“SVB Loan Agreement” means that certain Amended and Restated Loan and Security Agreement, dated as of June 27, 2018, by and among the Company, Spaceflight Systems, Inc. and Spaceflight, Inc., each a Washington corporation, Blacksky Global LLC and SFI IP Holdco, LLC, each a Delaware limited liability company, and Blacksky Geospatial Solutions, Inc., a Delaware corporation, collectively, as the co-borrowers, Silicon Valley Bank, as bank, as amended by that certain First Amendment to Amended and Restated Loan and Security Agreement, dated as of August 10, 2018, that certain Consent and Second Amendment to Amended and Restated Loan and Security Agreement, dated as of October 30, 2018, that certain Forbearance to Amended and Restated Loan and Security Agreement, dated as of January 25, 2019, that certain Forbearance to Amended and Restated Loan and Security Agreement, dated as of March 7, 2019, that certain Third Amendment to Amended and Restated Loan and Security Agreement, dated as of April 5, 2019, that certain Forbearance to Amended and Restated Loan and Security Agreement, dated as of July 8, 2019, that certain Forbearance to Amended and Restated Loan and Security Agreement, dated as of August 15, 2019, that certain Forbearance and Fourth Amendment to Amended and Restated Loan and Security Agreement, dated as of September 18, 2019, that certain Fifth Amendment to Amended and Restated Loan and Security Agreement, dated as of October 30, 2019, that certain Sixth Amendment to Amended and Restated Loan and Security Agreement, dated as of March 30, 2020, that certain Seventh Amendment to Amended and Restated Loan and Security Agreement, dated as of June 12, 2020, and that certain Eighth Amendment to Amended and Restated Loan and Security Agreement, dated as of December 24, 2020, and as further amended, restated, supplemented or otherwise modified in accordance with Section 6.01(p).

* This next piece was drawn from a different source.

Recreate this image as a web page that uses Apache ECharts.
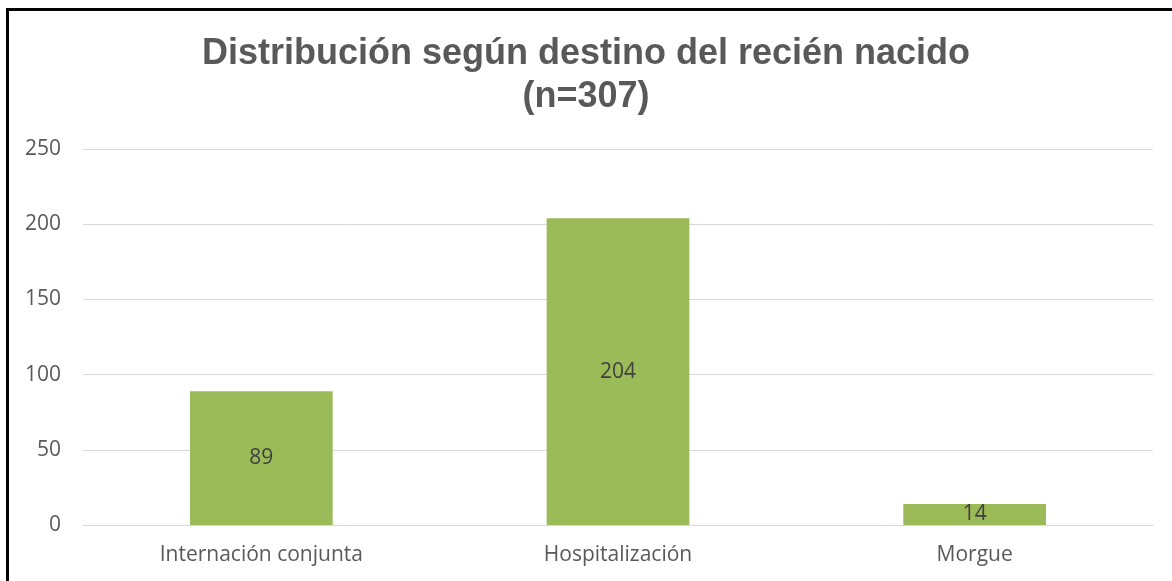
<!DOCTYPE html>
<html>
<head>
<meta charset="utf-8">
<script src="https://cdn.jsdelivr.net/npm/echarts@6/dist/echarts.min.js"></script>
<style>
html, body { margin: 0; padding: 0; background: #fff; }
#frame { position: absolute; left: 6px; top: 8px; width: 1200px; height: 600px; border-left: 3px solid #000; border-top: 3px solid #000; }
#chart { position: absolute; left: 0; top: 0; width: 1172px; height: 581px; }
</style>
</head>
<body>
<div id="frame"></div>
<div id="chart"></div>
<script>
var categories = ['Internación conjunta', 'Hospitalización', 'Morgue'];
var values = [89, 204, 14];
var yTicks = { min: 0, max: 250, step: 50 };

var myChart = echarts.init(document.getElementById('chart'));
myChart.setOption({
	title: {
		text: 'Distribución según destino del recién nacido\n(n=307)',
		left: 'center',
		top: 28,
		textStyle: {
			fontFamily: 'Liberation Sans, Arial, sans-serif',
			fontWeight: 'bold',
			fontSize: 36,
			lineHeight: 43,
			color: '#595959'
		}
	},
	grid: { left: 83, right: 19, top: 149, bottom: 56 },
	xAxis: {
		type: 'category',
		data: categories,
		axisLine: { lineStyle: { color: '#d9d9d9', width: 1 } },
		axisTick: { show: false },
		axisLabel: { fontFamily: 'Open Sans, sans-serif', fontSize: 21, color: '#595959', margin: 20 }
	},
	yAxis: {
		type: 'value',
		min: yTicks.min,
		max: yTicks.max,
		interval: yTicks.step,
		axisLine: { show: false },
		axisTick: { show: false },
		splitLine: { lineStyle: { color: '#d9d9d9', width: 1 } },
		axisLabel: { fontFamily: 'Open Sans, sans-serif', fontSize: 21, color: '#595959', margin: 22 }
	},
	series: [{
		type: 'bar',
		data: values,
		barWidth: '40%',
		itemStyle: { color: '#9bbb59' },
		label: {
			show: true,
			position: 'inside',
			fontFamily: 'Open Sans, sans-serif',
			fontSize: 21,
			color: '#404040'
		}
	}]
});
</script>
</body>
</html>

“SVB Payoff Amount” has the meaning specified in Section 9.02(e)(ii).
“SVB Payoff Letter” has the meaning specified in Section 9.02(e)(ii).
“Tax” means any federal, state, provincial, territorial, local, foreign and other tax imposed by a Governmental Authority, including any net income, alternative or add-on minimum, franchise, gross income, adjusted gross income or gross receipts, employment, unemployment, compensation, utility, social security (or similar), withholding, payroll, ad valorem, transfer, windfall profits, franchise, license, branch, excise, severance, production, stamp, occupation, premium, personal property, real property, capital stock, profits, disability, registration, value added, capital gains, goods and services, estimated, customs duties, escheat, sales, use, or other tax, in each case in the nature of a tax, together with any interest, penalty, fine, levy, impost, duty, charge, or addition to tax imposed with respect thereto by a Governmental Authority.
“Tax Return” means any return, report, statement, refund, claim, election, disclosure, declaration, information report or return, statement, estimate or other document filed or required to be filed with a Governmental Authority with respect to Taxes, including any schedule or attachment thereto and including any amendments thereof.
“Terminating Acquiror Breach” has the meaning specified in Section 10.01(c).
“Terminating Company Breach” has the meaning specified in Section 10.01(b).
“Terminating Company Warrant” has the meaning specified in Section 3.09(a)(ii).
“Termination Date” has the meaning specified in Section 10.01(b).
“Transaction Litigation” has the meaning specified in Section 8.06.
“Transaction Proposal” has the meaning specified in Section 8.02(c).